We are not defining the neutral voltage relative to L1/L2. It is the other way around.

It is consistent to define V1 and V2 this way because this is exactly what is done with Va, Vb, and Vc in a wye. We automatically know they are defined relative to the neutral. No one tries to change the reference with the wye!

Now, in analyzing circuits, one can do what one desires. I am only arguing the meaning of V1 and V2 on L1 and L2.

 

[coulter]

... It is consistent to define V1 and V2 this way because this is exactly what is done with Va, Vb, and Vc in a wye. ...

Interesting comment - but not valid. This single phase connection has nothing to do with a 3ph Wye.

Instead compare the single phase (drawn with back to back arrows) to a 3ph delta. At least you can get to 1ph 120/240 to from 3phD. Now, all those back to back arrows and currents reversing direcion as they go through the magic "N" point look silly. Remember "yum", "yuk", and "puk".

... I am only arguing the meaning of V1 and V2 on L1 and L2.

As we all know, "the voltage" of an isolated point doesn't exist, voltage measurements always have to have two leads. But the second lead does not have to be stuck to the magic "N" point. I would tend to match up the direction of all the voltage drops around a loop - including the two across the two series sources that make 1ph. There is no reason to reverse one of the source polarities just because someone labled a circuit point "N".

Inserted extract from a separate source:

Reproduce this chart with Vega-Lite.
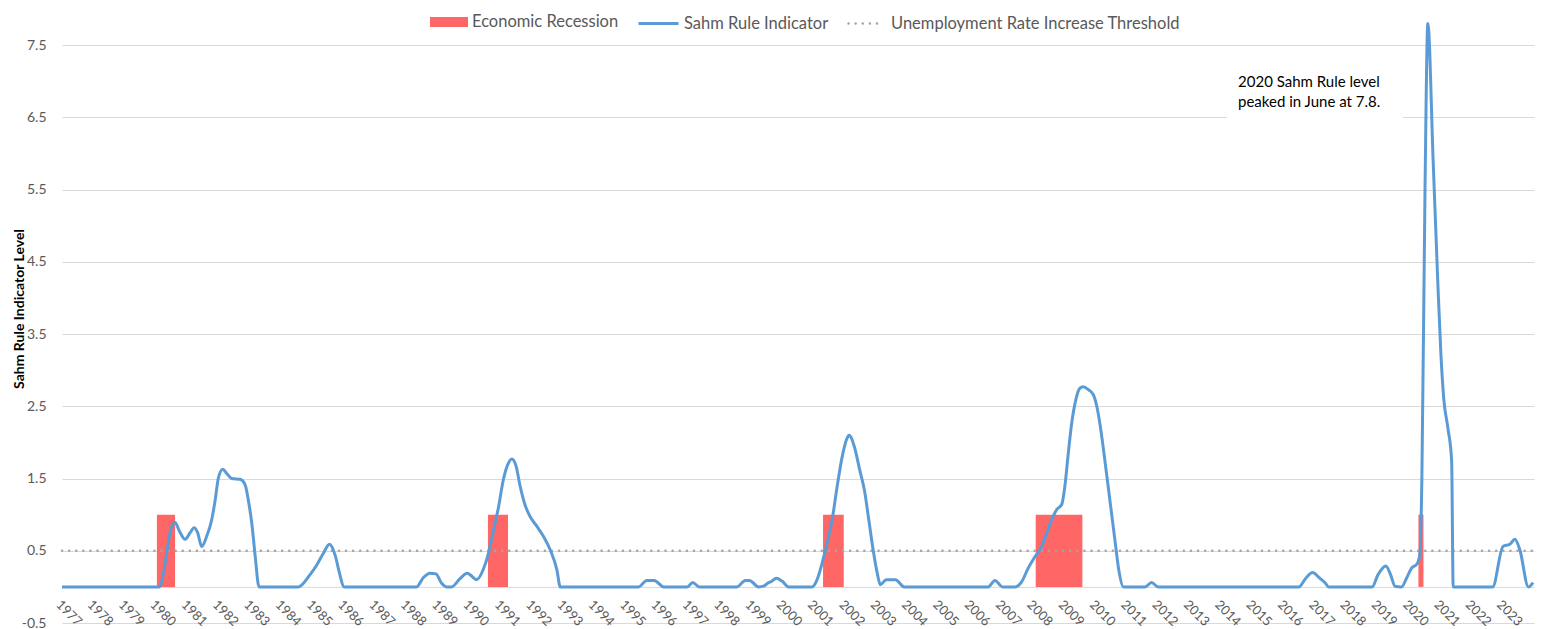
{
  "$schema": "https://vega.github.io/schema/vega-lite/v6.json",
  "width": 1472,
  "height": 601,
  "autosize": {"type": "none"},
  "padding": {"left": 62, "top": 22, "right": 12, "bottom": 6},
  "background": "white",
  "config": {
    "font": "Lato",
    "view": {"stroke": null},
    "axis": {"labelFont": "Lato", "titleFont": "Lato"},
    "axisX": {"labelOverlap": false},
    "axisY": {"labelOverlap": false},
    "legend": {"labelFont": "Lato", "padding": 0, "labelLimit": 500}
  },
  "encoding": {
    "x": {"field": "t", "type": "quantitative", "title": null,
      "scale": {"domain": [1977, 2024], "nice": false, "zero": false},
      "axis": {
        "values": [1977,1978,1979,1980,1981,1982,1983,1984,1985,1986,1987,1988,1989,1990,1991,1992,1993,1994,1995,1996,1997,1998,1999,2000,2001,2002,2003,2004,2005,2006,2007,2008,2009,2010,2011,2012,2013,2014,2015,2016,2017,2018,2019,2020,2021,2022,2023],
        "format": "d", "labelAngle": 45, "labelAlign": "left", "labelBaseline": "top",
        "labelFontSize": 13, "labelColor": "#595959", "ticks": false, "grid": false,
        "domain": true, "domainColor": "#D9D9D9", "domainWidth": 1, "offset": -36.1,
        "labelPadding": 11, "labelFlush": false, "labelOverlap": false, "labelSeparation": 0, "labelBound": false, "zindex": 0
      }},
    "y": {"field": "v", "type": "quantitative", "title": "Sahm Rule Indicator Level",
      "scale": {"domain": [-0.5, 7.82], "nice": false, "zero": false},
      "axis": {
        "values": [-0.5, 0.5, 1.5, 2.5, 3.5, 4.5, 5.5, 6.5, 7.5],
        "labelExpr": "replace(format(datum.value, '.1f'), '\u2212', '-')",
        "grid": true, "gridColor": "#D9D9D9", "gridWidth": 1, "domain": false, "ticks": false,
        "labelFontSize": 14, "labelColor": "#595959", "labelPadding": 16, "labelOverlap": false,
        "titleFontSize": 14, "titleFontWeight": "bold", "titleColor": "#000000",
        "titleAngle": -90, "titleX": -39, "titleY": 286.5, "titleAlign": "center", "titleBaseline": "alphabetic",
        "zindex": 0
      }}
  },
  "layer": [
    {
      "data": {"values": [
        {"t": 1980.03, "t2": 1980.61, "v": 0, "v2": 1},
        {"t": 1990.60, "t2": 1991.24, "v": 0, "v2": 1},
        {"t": 2001.30, "t2": 2001.96, "v": 0, "v2": 1},
        {"t": 2008.09, "t2": 2009.58, "v": 0, "v2": 1},
        {"t": 2020.31, "t2": 2020.47, "v": 0, "v2": 1}
      ]},
      "mark": {"type": "rect"},
      "encoding": {
        "x2": {"field": "t2"},
        "y2": {"field": "v2"},
        "fill": {"datum": "Economic Recession", "type": "nominal",
          "scale": {"range": ["#FF6666"]},
          "legend": {"title": null, "orient": "none", "legendX": 368, "legendY": -19, "direction": "horizontal",
            "symbolType": "M-1,-0.263H1V0.263H-1Z", "symbolSize": 1444, "symbolStrokeWidth": 0,
            "labelFontSize": 16.5, "labelColor": "#595959", "labelOffset": 4}}
      }
    },
    {
      "data": {"values": [{"t": 1977, "t2": 2024, "v": 0.5}]},
      "mark": {"type": "rule", "strokeWidth": 2.5, "strokeCap": "round", "color": "#A5A5A5"},
      "encoding": {
        "x2": {"field": "t2"},
        "strokeDash": {"datum": "Unemployment Rate Increase Threshold", "type": "nominal",
          "scale": {"range": [[0.1, 7]]},
          "legend": {"title": null, "orient": "none", "legendX": 785, "legendY": -17.5, "direction": "horizontal",
            "symbolType": "stroke", "symbolSize": 1225, "symbolStrokeWidth": 2.5, "symbolStrokeColor": "#A5A5A5",
            "labelFontSize": 16.5, "labelColor": "#595959", "labelOffset": 6, "labelLimit": 500,
            "encode": {"symbols": {"update": {"strokeCap": {"value": "round"}}}}}}
      }
    },
    {
      "data": {"values": [
        {"t": 1977.00, "v": 0}, {"t": 1980.11, "v": 0}, {"t": 1980.24, "v": 0.19}, {"t": 1980.35, "v": 0.49},
        {"t": 1980.47, "v": 0.79}, {"t": 1980.61, "v": 0.89}, {"t": 1980.75, "v": 0.77}, {"t": 1980.93, "v": 0.66},
        {"t": 1981.09, "v": 0.75}, {"t": 1981.22, "v": 0.82}, {"t": 1981.33, "v": 0.75}, {"t": 1981.46, "v": 0.56},
        {"t": 1981.62, "v": 0.70}, {"t": 1981.78, "v": 0.93}, {"t": 1981.89, "v": 1.20}, {"t": 1981.99, "v": 1.50},
        {"t": 1982.13, "v": 1.63}, {"t": 1982.26, "v": 1.57}, {"t": 1982.42, "v": 1.50}, {"t": 1982.69, "v": 1.49},
        {"t": 1982.85, "v": 1.41}, {"t": 1982.95, "v": 1.20}, {"t": 1983.06, "v": 0.88}, {"t": 1983.17, "v": 0.42},
        {"t": 1983.29, "v": 0}, {"t": 1984.55, "v": 0}, {"t": 1984.92, "v": 0.17}, {"t": 1985.13, "v": 0.30},
        {"t": 1985.35, "v": 0.47}, {"t": 1985.54, "v": 0.59}, {"t": 1985.72, "v": 0.44}, {"t": 1985.86, "v": 0.19},
        {"t": 1986.00, "v": 0}, {"t": 1988.32, "v": 0}, {"t": 1988.54, "v": 0.13}, {"t": 1988.75, "v": 0.19},
        {"t": 1988.94, "v": 0.18}, {"t": 1989.12, "v": 0.05}, {"t": 1989.28, "v": 0}, {"t": 1989.44, "v": 0},
        {"t": 1989.70, "v": 0.11}, {"t": 1989.94, "v": 0.19}, {"t": 1990.24, "v": 0.10}, {"t": 1990.45, "v": 0.24},
        {"t": 1990.62, "v": 0.47}, {"t": 1990.78, "v": 0.79}, {"t": 1990.94, "v": 1.11}, {"t": 1991.09, "v": 1.48},
        {"t": 1991.25, "v": 1.71}, {"t": 1991.36, "v": 1.77}, {"t": 1991.50, "v": 1.67}, {"t": 1991.62, "v": 1.41},
        {"t": 1991.78, "v": 1.14}, {"t": 1991.95, "v": 0.97}, {"t": 1992.16, "v": 0.84}, {"t": 1992.37, "v": 0.70},
        {"t": 1992.59, "v": 0.51}, {"t": 1992.80, "v": 0.24}, {"t": 1992.91, "v": 0}, {"t": 1995.41, "v": 0},
        {"t": 1995.67, "v": 0.09}, {"t": 1995.91, "v": 0.09}, {"t": 1996.21, "v": 0}, {"t": 1996.96, "v": 0},
        {"t": 1997.14, "v": 0.06}, {"t": 1997.35, "v": 0}, {"t": 1998.55, "v": 0}, {"t": 1998.82, "v": 0.09},
        {"t": 1998.95, "v": 0.09}, {"t": 1999.24, "v": 0}, {"t": 1999.40, "v": 0.01}, {"t": 1999.56, "v": 0.06},
        {"t": 1999.63, "v": 0.07}, {"t": 1999.81, "v": 0.12}, {"t": 1999.99, "v": 0.08}, {"t": 2000.20, "v": 0},
        {"t": 2000.95, "v": 0}, {"t": 2001.11, "v": 0.10}, {"t": 2001.27, "v": 0.33}, {"t": 2001.43, "v": 0.61},
        {"t": 2001.59, "v": 0.93}, {"t": 2001.75, "v": 1.39}, {"t": 2001.91, "v": 1.80}, {"t": 2002.05, "v": 2.04},
        {"t": 2002.13, "v": 2.10}, {"t": 2002.30, "v": 1.94}, {"t": 2002.47, "v": 1.62}, {"t": 2002.62, "v": 1.34},
        {"t": 2002.76, "v": 0.93}, {"t": 2002.90, "v": 0.51}, {"t": 2003.03, "v": 0.19}, {"t": 2003.13, "v": 0.03},
        {"t": 2003.32, "v": 0.10}, {"t": 2003.61, "v": 0.10}, {"t": 2003.89, "v": 0}, {"t": 2006.57, "v": 0},
        {"t": 2006.79, "v": 0.09}, {"t": 2007.03, "v": 0}, {"t": 2007.43, "v": 0}, {"t": 2007.64, "v": 0.07},
        {"t": 2007.85, "v": 0.26}, {"t": 2008.07, "v": 0.42}, {"t": 2008.28, "v": 0.56}, {"t": 2008.44, "v": 0.74},
        {"t": 2008.60, "v": 0.93}, {"t": 2008.76, "v": 1.07}, {"t": 2008.92, "v": 1.14}, {"t": 2009.02, "v": 1.39},
        {"t": 2009.13, "v": 1.85}, {"t": 2009.24, "v": 2.27}, {"t": 2009.37, "v": 2.59}, {"t": 2009.50, "v": 2.75},
        {"t": 2009.61, "v": 2.77}, {"t": 2009.77, "v": 2.73}, {"t": 2009.93, "v": 2.66}, {"t": 2010.04, "v": 2.50},
        {"t": 2010.17, "v": 2.17}, {"t": 2010.31, "v": 1.71}, {"t": 2010.47, "v": 1.16}, {"t": 2010.63, "v": 0.61},
        {"t": 2010.74, "v": 0.24}, {"t": 2010.89, "v": 0}, {"t": 2011.58, "v": 0}, {"t": 2011.79, "v": 0.06},
        {"t": 2012.00, "v": 0}, {"t": 2016.50, "v": 0}, {"t": 2016.68, "v": 0.10}, {"t": 2016.93, "v": 0.20},
        {"t": 2017.16, "v": 0.12}, {"t": 2017.32, "v": 0.06}, {"t": 2017.45, "v": 0}, {"t": 2018.83, "v": 0},
        {"t": 2019.02, "v": 0.17}, {"t": 2019.27, "v": 0.29}, {"t": 2019.42, "v": 0.17}, {"t": 2019.56, "v": 0.01},
        {"t": 2019.77, "v": 0}, {"t": 2019.93, "v": 0.12}, {"t": 2020.09, "v": 0.26}, {"t": 2020.27, "v": 0.32},
        {"t": 2020.36, "v": 0.47}, {"t": 2020.42, "v": 1.5}, {"t": 2020.52, "v": 5.5}, {"t": 2020.61, "v": 7.8},
        {"t": 2020.78, "v": 5.9}, {"t": 2020.93, "v": 4.2}, {"t": 2021.03, "v": 3.2}, {"t": 2021.12, "v": 2.6},
        {"t": 2021.25, "v": 2.2}, {"t": 2021.37, "v": 1.75}, {"t": 2021.42, "v": 0}, {"t": 2022.68, "v": 0},
        {"t": 2023.01, "v": 0.56}, {"t": 2023.23, "v": 0.59}, {"t": 2023.39, "v": 0.66}, {"t": 2023.55, "v": 0.51},
        {"t": 2023.82, "v": 0}, {"t": 2023.97, "v": 0.06}
      ]},
      "mark": {"type": "line", "interpolate": "monotone", "strokeWidth": 3, "strokeJoin": "round"},
      "encoding": {
        "stroke": {"datum": "Sahm Rule Indicator", "type": "nominal",
          "scale": {"range": ["#5B9BD5"]},
          "legend": {"title": null, "orient": "none", "legendX": 575, "legendY": -20, "direction": "horizontal",
            "symbolType": "stroke", "symbolSize": 1600, "symbolStrokeWidth": 3,
            "labelFontSize": 16.5, "labelColor": "#595959", "labelOffset": 4}}
      }
    },
    {
      "data": {"values": [{"t": 2014.2, "t2": 2019.82, "v": 6.35, "v2": 7.2}]},
      "mark": {"type": "rect", "fill": "white"},
      "encoding": {
        "x2": {"field": "t2"},
        "y2": {"field": "v2"}
      }
    },
    {
      "data": {"values": [
        {"t": 2014.55, "v": 6.92, "label": "2020 Sahm Rule level"},
        {"t": 2014.55, "v": 6.64, "label": "peaked in June at 7.8."}
      ]},
      "mark": {"type": "text", "align": "left", "baseline": "alphabetic", "fontSize": 15, "font": "Lato", "color": "#000000"},
      "encoding": {
        "text": {"field": "label"}
      }
    }
  ]
}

... Now, in analyzing circuits, one can do what one desires. ...

As I have said, this insistance on teaching the meaning of V1-L1, V2-L2 for single phase is not crippling - single phase analysis is trivial. However the extension of the silliness to other systems such as 3phD is limiting Why would one analyze a 3phD using the 'puk" diagram.

carl

 

[rattus]

Interesting comment - but not valid. This single phase connection has nothing to do with a 3ph Wye.

Yes, they do. Both have neutrals, so why not measure the voltages in the same manner?

As we all know, "the voltage" of an isolated point doesn't exist, voltage measurements always have to have two leads. But the second lead does not have to be stuck to the magic "N" point.

Yes it does if one is measuring voltage and phase on one of the hots, that is V1 or V2. There is no other place to put the black lead.

As I have said, this insistence on teaching the meaning of V1-L1, V2-L2 for single phase is not crippling - single phase analysis is trivial. However the extension of the silliness to other systems such as 3phD is limiting Why would one analyze a 3phD using the 'puk" diagram.

carl

I don't see anything crippling about it. It is just steady state analysis, and as I said you can analyze any way you wish.

Just think of a black box with 3 test jacks--red, black, and red. Now you are asked to describe the AC voltages on the red jacks relative to the black one. Where would you put your test leads?

 

[mivey]

...Now you are asked to describe the AC voltages on the red jacks relative to the black one. Where would you put your test leads?

He would probably put them in the jugular of the one who asked him to do that.